On February 26, 1917, the Emperor Nicholas II dissolved the fourth and the last State Duma of Russian Empire.

The State Duma was a representative legislative organ, equivalent to a lower house of parliament, while the State Council played the role of upper house. Nicholas II was the first of the Russian emperors to establish a parliament in Russia, and it was a concession made to the people after a series of strikes in February 1905.

On August 6, 1905, Nicholas issued the manifest declaring the establishment of the State Duma and granting it the right to develop and discuss laws and the state budget. However, this manifest only caused another tide of riots, because the rules of election to this Duma, written by the minister of internal affairs, Aleksandr Bulygin, included a paragraph about property qualification, allowing only the rich to vote. Popular uprisings started here and there, and soon the whole country was involved in the All-Russian Political Strike.

Seeing this, Nicholas resolved to change the regime to a constitutional monarchy. On October 17 the same year, the first Russian constitution, which included new election laws, was issued. This constitution, “The October 17 Manifest” proclaimed freedom of speech, freedom of assembly, the right to personal privacy and other civil rights. Under this document, all the citizens of Russian Empire received the right to vote.

The first State Duma’s lifetime was only 72 days. Its first meeting took place on April 27, 1906 and discussed giving lands to the peasantry, deciding to share soil belonging to the state, the church and landowners - the latter to be compulsorily acquired. The other question raised was political amnesty.

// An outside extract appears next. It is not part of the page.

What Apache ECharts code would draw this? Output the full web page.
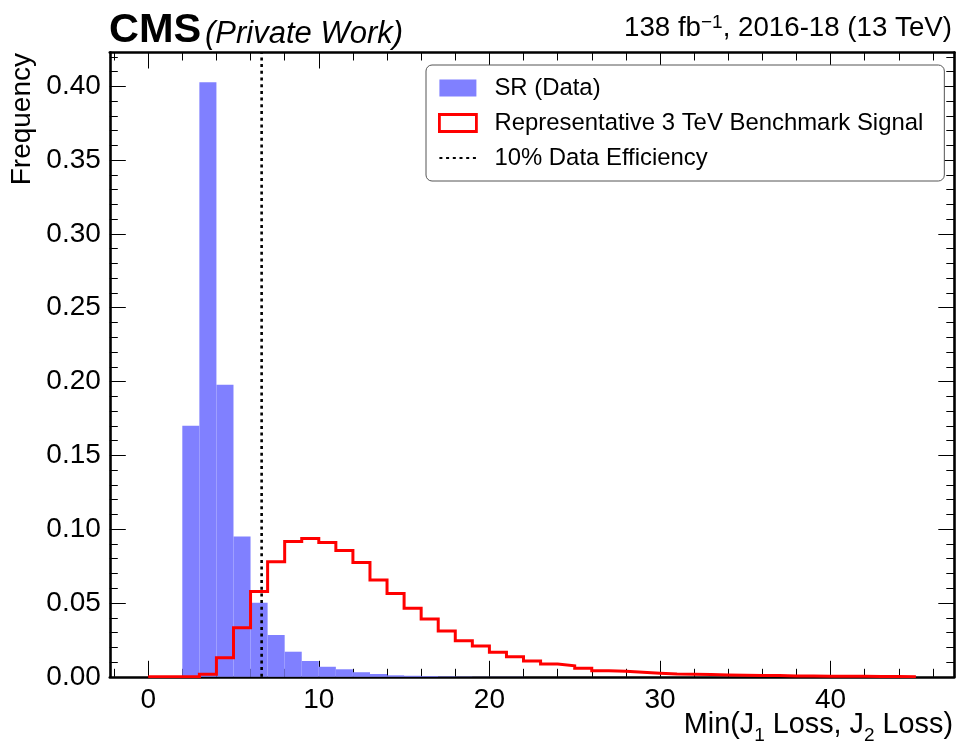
<!DOCTYPE html>
<html><head><meta charset="utf-8">
<script src="https://cdn.jsdelivr.net/npm/echarts@6/dist/echarts.min.js"></script>
<style>html,body{margin:0;padding:0;background:#fff}#c{width:957px;height:747px}</style>
</head><body><div id="c"></div>
<script>
// ---- data ----
const binEdges = [0,1,2,3,4,5,6,7,8,9,10,11,12,13,14,15,16,17,18,19,20,21,22,23,24,25,26,27,28,29,30,31,32,33,34,35,36,37,38,39,40,41,42,43,44,45];
const dataFreq = [0,0,0.1700,0.4028,0.1978,0.0950,0.0502,0.0283,0.0170,0.0107,0.0068,0.0051,0.0031,0.0019,0.0010,0.0007,0.0005,0.0003,0.0002,0.0001,0.0001,0.0001,0,0,0,0,0,0,0,0,0,0,0,0,0,0,0,0,0,0,0,0,0,0,0];
const signalFreq = [0,0,0,0.0017,0.0129,0.0333,0.0577,0.0780,0.0916,0.0936,0.0909,0.0855,0.0774,0.0656,0.0564,0.0464,0.0392,0.0311,0.0245,0.0209,0.0166,0.0136,0.0107,0.0087,0.0075,0.0058,0.0041,0.0037,0.0031,0.0024,0.0019,0.0017,0.0015,0.0013,0.0011,0.0009,0.0008,0.0006,0.0005,0.0004,0.0003,0.0003,0.0002,0.0002,0.0001];
const cutValue = 6.65;
const xMajorTicks = [0,10,20,30,40];
const xMinorTicks = [-2,2,4,6,8,12,14,16,18,22,24,26,28,32,34,36,38,42,44,46];
const yMajorTicks = [0,0.05,0.10,0.15,0.20,0.25,0.30,0.35,0.40];
const yMinorTicks = [0.01,0.02,0.03,0.04,0.06,0.07,0.08,0.09,0.11,0.12,0.13,0.14,0.16,0.17,0.18,0.19,0.21,0.22,0.23,0.24,0.26,0.27,0.28,0.29,0.31,0.32,0.33,0.34,0.36,0.37,0.38,0.39,0.41,0.42];
const xRange = [-2.25, 47.25];
const yRange = [0, 0.4229];
const seriesNames = ['SR (Data)', 'Representative 3 TeV Benchmark Signal', '10% Data Efficiency'];

// ---- chart ----
const FONT = 'Liberation Sans, Arial, Helvetica, sans-serif';
const chart = echarts.init(document.getElementById('c'), null, {renderer: 'canvas'});

function xAx(pos, ticks, len, labels, line) {
  return {
    type: 'value', position: pos, min: xRange[0], max: xRange[1],
    axisLine: {show: line, onZero: false, lineStyle: {color: '#000', width: 2.6}},
    axisTick: {show: true, inside: true, length: len, customValues: ticks, lineStyle: {color: '#000', width: 1}},
    axisLabel: labels ? {show: true, customValues: ticks, fontFamily: FONT, fontSize: 28, color: '#000', margin: 9} : {show: false},
    splitLine: {show: false}
  };
}
function yAx(pos, ticks, len, labels, line) {
  return {
    type: 'value', position: pos, min: yRange[0], max: yRange[1],
    axisLine: {show: line, onZero: false, lineStyle: {color: '#000', width: 2.6}},
    axisTick: {show: true, inside: true, length: len, customValues: ticks, lineStyle: {color: '#000', width: 1}},
    axisLabel: labels ? {show: true, customValues: ticks, fontFamily: FONT, fontSize: 28, color: '#000', margin: 9,
      formatter: v => v.toFixed(2)} : {show: false},
    splitLine: {show: false}
  };
}

const histData = dataFreq.map((v, i) => [binEdges[i], binEdges[i + 1], v]);
const stepData = [[binEdges[0], 0]];
signalFreq.forEach((v, i) => { stepData.push([binEdges[i], v]); stepData.push([binEdges[i + 1], v]); });
stepData.push([binEdges[binEdges.length - 1], 0]);

const option = {
  animation: false,
  backgroundColor: '#fff',
  grid: {left: 109.8, right: 2.7, top: 52.5, bottom: 70.2, containLabel: false},
  xAxis: [
    xAx('bottom', xMajorTicks, 16, true, true),
    xAx('bottom', xMinorTicks, 8, false, false),
    xAx('top', xMajorTicks, 16, false, true),
    xAx('top', xMinorTicks, 8, false, false)
  ],
  yAxis: [
    yAx('left', yMajorTicks, 16, true, true),
    yAx('left', yMinorTicks, 8, false, false),
    yAx('right', yMajorTicks, 16, false, true),
    yAx('right', yMinorTicks, 8, false, false)
  ],
  title: [
    {text: 'CMS', left: 109, top: 10, padding: 0,
      textStyle: {fontFamily: FONT, fontWeight: 'bold', fontSize: 41.5, color: '#000'}},
    {text: '(Private Work)', left: 205, top: 19, padding: 0,
      textStyle: {fontFamily: FONT, fontStyle: 'italic', fontWeight: 'normal', fontSize: 31, color: '#000'}},
    {text: '{m|138 fb}{s|\u22121}{m|, 2016-18 (13 TeV)}', right: 5, top: 13, padding: 0,
      textStyle: {fontWeight: 'normal', rich: {
        m: {fontFamily: FONT, fontWeight: 'normal', fontSize: 27.7, color: '#000', lineHeight: 31},
        s: {fontFamily: FONT, fontWeight: 'normal', fontSize: 19, color: '#000', verticalAlign: 'top', lineHeight: 19}
      }}},
    {text: '{m|Min(J}{b|1}{m| Loss, J}{b|2}{m| Loss)}', right: 4, top: 710, padding: 0,
      textStyle: {fontWeight: 'normal', rich: {
        m: {fontFamily: FONT, fontWeight: 'normal', fontSize: 28.8, color: '#000', lineHeight: 31},
        b: {fontFamily: FONT, fontWeight: 'normal', fontSize: 19, color: '#000', verticalAlign: 'bottom', lineHeight: 19, padding: [0, 0, -4, 0]}
      }}}
  ],
  graphic: [
    {type: 'text', x: 8, y: 53, rotation: Math.PI / 2,
      style: {text: 'Frequency', font: '28px ' + FONT, fill: '#000', align: 'right', verticalAlign: 'top'}}
  ],
  legend: {
    orient: 'vertical', left: 426, top: 65,
    padding: [11, 21, 11, 12], itemWidth: 37, itemHeight: 17, itemGap: 11,
    selectedMode: false,
    backgroundColor: '#fff', borderColor: '#555', borderWidth: 1, borderRadius: 6,
    textStyle: {fontFamily: FONT, fontSize: 23.9, color: '#000', lineHeight: 24, padding: [0, 0, 0, 13]},
    data: [
      {name: seriesNames[0], icon: 'rect', itemStyle: {color: '#8080ff', borderWidth: 0}},
      {name: seriesNames[1], icon: 'rect', itemStyle: {color: '#ffffff', borderColor: '#ff0000', borderWidth: 2.8}},
      {name: seriesNames[2], itemStyle: {opacity: 0}}
    ]
  },
  series: [
    {
      name: seriesNames[0], type: 'custom', xAxisIndex: 0, yAxisIndex: 0, z: 2,
      itemStyle: {color: '#8080ff'},
      encode: {x: [0, 1], y: 2},
      data: histData,
      renderItem: function (params, api) {
        const p0 = api.coord([api.value(0), api.value(2)]);
        const p1 = api.coord([api.value(1), 0]);
        return {type: 'rect', shape: {x: p0[0], y: p0[1], width: p1[0] - p0[0], height: p1[1] - p0[1]},
          style: {fill: '#8080ff'}};
      }
    },
    {
      name: seriesNames[1], type: 'line', xAxisIndex: 0, yAxisIndex: 0, z: 3,
      data: stepData, symbol: 'none', itemStyle: {color: '#ff0000'},
      lineStyle: {color: '#ff0000', width: 3, join: 'miter'}
    },
    {
      name: seriesNames[2], type: 'line', xAxisIndex: 0, yAxisIndex: 0, z: 4,
      data: [[cutValue, yRange[0]], [cutValue, yRange[1]]], symbol: 'none', itemStyle: {color: '#000'},
      lineStyle: {color: '#000', width: 2.6, type: [3, 3.7]}
    }
  ]
};
chart.setOption(option);
</script>
</body></html>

On May 13, the government declared that the compulsory disposal of land was inadmissible, refused to carry out the amnesty and to empower the Duma. The Duma answered with “Project 33”, a bill in which all the lands, water and the minerals in Russia were proclaimed to be public, not private property. On July 8, an anxious Nicholas II dissolved the first Duma. Its now-former members started to call the people to uprising and were arrested.

The second Duma was in operation from February to June 1907. Though the deputies tried not to confront the government, in May 1907 they rejected a bill about punitive measures for antigovernment activities. The government charged 55 deputies with alleged treason against the Emperor, and this Duma was dissolved too.

The third Duma started its work on June 3, 1907, and lasted five years without any serious trouble. In due time it was dissolved, and the last, fourth Duma of the Russian Empire started its meetings. According to a now-traditional scenario, the Duma opposed the government, so when in February 1917 the bourgeois-democratic revolution began, the Tsar’s order again called for the dissolution of the lower house.

In spite of the Emperor’s decree, the former members of Duma continued their meetings. On March 2, they established the Provisional Government and headed the country in the heat of the revolution. When, on March 17, Nicholas II abdicated, the Provisional Government published its first political program. This government held power until October 25, 1917 (Julian Calendar), when the Bolsheviks overthrew it.